Nach nur zwei Jahren wurde er von ­seiner Parteivorsitzenden Angela Merkel als Fraktionsvorsitzender abserviert, bekam trotzdem noch seine fünf Minuten Ruhm, als er 2003 ein neues Steuerkonzept präsentierte, das es angeblich ermöglichen sollte, seine Einkommensteuer auf einem Bierdeckel zu berechnen (17 Jahre später gestand er ein, seine Rechnung damals sei »falsch« gewesen, stolz sei er trotzdem darauf), bevor er 2009 »wegen partei­interner Differenzen« (mit Angela Merkel nämlich) nicht mehr für den Bundestag kandidierte.

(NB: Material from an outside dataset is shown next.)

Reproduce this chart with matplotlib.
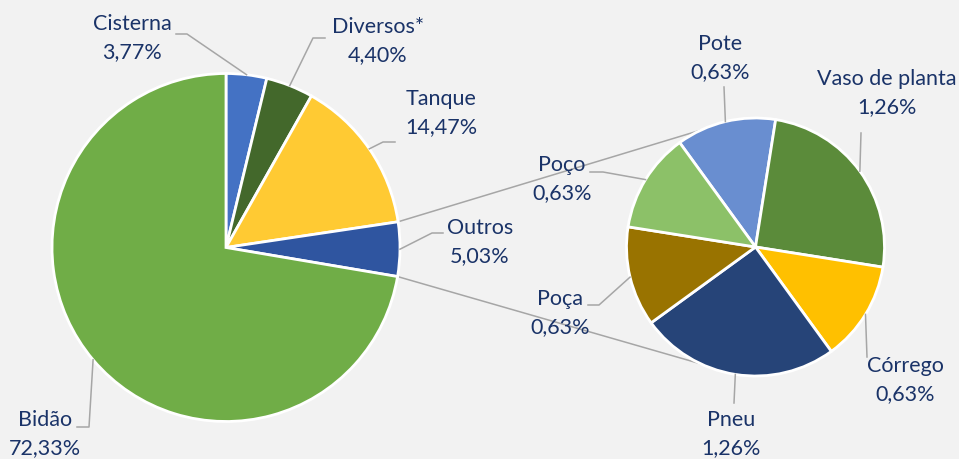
import numpy as np
import matplotlib
matplotlib.use('Agg')
import matplotlib.pyplot as plt

# main pie
main_labels = ['Cisterna', 'Diversos*', 'Tanque', 'Outros', 'Bidão']
main_values = [3.77, 4.40, 14.47, 5.03, 72.33]
main_colors = ['#4472C4', '#43682B', '#FFCA33', '#2F55A0', '#70AD47']

# breakdown of "Outros"
sub_labels = ['Pote', 'Vaso de planta', 'Córrego', 'Pneu', 'Poça', 'Poço']
sub_values = [0.63, 1.26, 0.63, 1.26, 0.63, 0.63]
sub_colors = ['#698ED0', '#5B8B3A', '#FFC000', '#264478', '#997300', '#8CC168']

H = 459
TEXT = '#1A3368'
LINE = '#A6A6A6'

# label layout (pixel coords, y from top): text centre, leader points before wedge
main_pos = {'Cisterna': ((132, 38), [(176, 34), (187, 34)]),
            'Diversos*': ((378, 41), [(325, 38), (313, 38)]),
            'Tanque': ((441, 113), [(395, 142), (383, 142)]),
            'Outros': ((480, 242), [(443, 233), (432, 233)]),
            'Bidão': ((45, 434), [(77, 427), (89, 427)])}
sub_pos = {'Pote': ((720, 58), [(724, 87)]),
           'Vaso de planta': ((887, 93), [(861, 133)]),
           'Córrego': ((905, 380), [(867, 357)]),
           'Pneu': ((731, 434), [(734, 403)]),
           'Poça': ((560, 313), [(588, 305), (599, 305)]),
           'Poço': ((562, 179), [(590, 172), (603, 172)])}

fig = plt.figure(figsize=(9.59, 4.59), dpi=100, facecolor='#F2F2F2')
ax = fig.add_axes([0, 0, 1, 1])
ax.set_facecolor('#F2F2F2')

wp = dict(edgecolor='white', linewidth=2)
main_w, _ = ax.pie(main_values, colors=main_colors, startangle=90, counterclock=False,
                   center=(226, H - 247.5), radius=174, wedgeprops=wp, frame=True)
sub_w, _ = ax.pie(sub_values, colors=sub_colors, startangle=126, counterclock=False,
                  center=(755.5, H - 247), radius=129, wedgeprops=wp, frame=True)


def edge_point(w, ang=None):
    if ang is None:
        ang = (w.theta1 + w.theta2) / 2
    a = np.deg2rad(ang)
    return w.center[0] + w.r * np.cos(a), w.center[1] + w.r * np.sin(a)


# connector lines between "Outros" and the second pie
outros = main_w[main_labels.index('Outros')]
sw = sub_w[0]
for a_main, a_sub in [(outros.theta2, 115), (outros.theta1, -115)]:
    p1 = edge_point(outros, a_main)
    p2 = edge_point(sw, a_sub)
    ax.plot([p1[0], p2[0]], [p1[1], p2[1]], color=LINE, lw=1.1, zorder=0.5)


def fmt(v):
    return f'{v:.2f}'.replace('.', ',') + '%'


def put_labels(wedges, labels, values, pos):
    for w, lab, v in zip(wedges, labels, values):
        (tx, ty), pts = pos[lab]
        ex, ey = edge_point(w)
        xs = [p[0] for p in pts] + [ex]
        ys = [H - p[1] for p in pts] + [ey]
        ax.plot(xs, ys, color=LINE, lw=1.1, zorder=3)
        ax.text(tx, H - ty, lab + '\n' + fmt(v), ha='center', va='center',
                fontsize=15.5, color=TEXT, family=['Lato', 'DejaVu Sans'],
                linespacing=1.45, zorder=4)


put_labels(main_w, main_labels, main_values, main_pos)
put_labels(sub_w, sub_labels, sub_values, sub_pos)

ax.set_xlim(0, 959)
ax.set_ylim(0, H)
ax.set_aspect('equal')
ax.axis('off')

fig.savefig('out.png', dpi=100, facecolor=fig.get_facecolor())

Seit 2021 ist Merz nun zurück im Parlament – sogar mit Direktmandat. Immerhin das ist ein kleiner Erfolg. Ansonsten gestaltete sich sein bereits drei Jahre zuvor eingeleitetes Comeback wenig überzeugend: Im Kampf um den Parteivorsitz unterlag er zunächst Annegret Kramp-Karrenbauer (2018), dann Armin Laschet (2021).

Erfolg hatte er erst im dritten Anlauf, als nach Laschets Niederlage bei der Bundestagswahl im selben Jahr außer den ewigen Hin­terbänklern Norbert Röttgen und Helge Braun niemand mehr gegen Merz antreten wollte. Sein vor fünf Jahren markig verkündetes Vorhaben, als CDU-Vorsitzender die Zustimmungswerte der AfD zu halbieren, ist hingegen krachend gescheitert, wie zuletzt die Landtagswahlen in Thüringen, Sachsen und Brandenburg gezeigt haben.

Söder gleitet in einen Populismus à la Trump ab

Und seine Kanzlerkandidatur ist ein bloßer Kompromiss zwischen Anhängern der Merkel’schen, eher liberalen Linie, wie den Ministerpräsidenten Hendrik Wüst (Nordrhein-Westfalen) und Daniel Günther (Schleswig-Holstein), auf der einen Seite, und dem zunehmend in einen Populismus à la Trump abgleitenden CSU-Vorsitzenden Markus Söder.

Belastet wird Merz’ Kandidatur zudem von voraussichtlich zwei ostdeutschen CDU-Ministerpräsidenten, die in Sachsen und Thüringen wohl mit dem antiwestlichen und putinistischen BSW koalieren müssen und infolge dessen außen­politische Vorstellungen an ihn herantragen könnten, die mit der bisherigen CDU-Linie in Sachen Waffenhilfe für die Ukraine, Israel-Solidarität und Westbindung schwerlich vereinbar sind.

Politik gewordener Altherrenwitz

Positiv betrachtet: Merz ist nicht der rechte Hardliner, als den ihn manche Aussagen (wie etwa zu den Asyl­bewerbern, die »uns« die Zahnarzttermine wegnehmen) erscheinen lassen. Als Kanzler würde er wohl die halbgare Cannabislegalisierung zurücknehmen, aber mit Sicherheit weder die sogenannte Homo-Ehe noch die Strafbarkeit von Vergewaltigung in der Ehe – obschon er seinerzeit im Bundestag noch gegen beides votierte. Als blasser Wiedergänger eines wirtschafts­liberalen Wertkonservatismus à la Helmut Kohl wäre er wohl hauptsächlich auf Machterhalt bedacht.

Negativ betrachtet: Genau das könnte die weitere Fragmentierung des Parteiensystems befördern und den Boden für weitere Erfolge der Rechtsextremen bereiten. Ob die dann durch den im Hintergrund lauernden Markus Söder als populistisches Narrenspiel der Unionsparteien in Szene gesetzt werden oder gar in den direkten Versuch münden, ein autoritäres System zu ­etablieren, wie es der AfD vorschwebt – eine Kanzlerschaft von Friedrich Merz stünde zwischen dem unschönen Heute und diesem noch unschöneren Morgen wie ein Politik gewordener Altherrenwitz.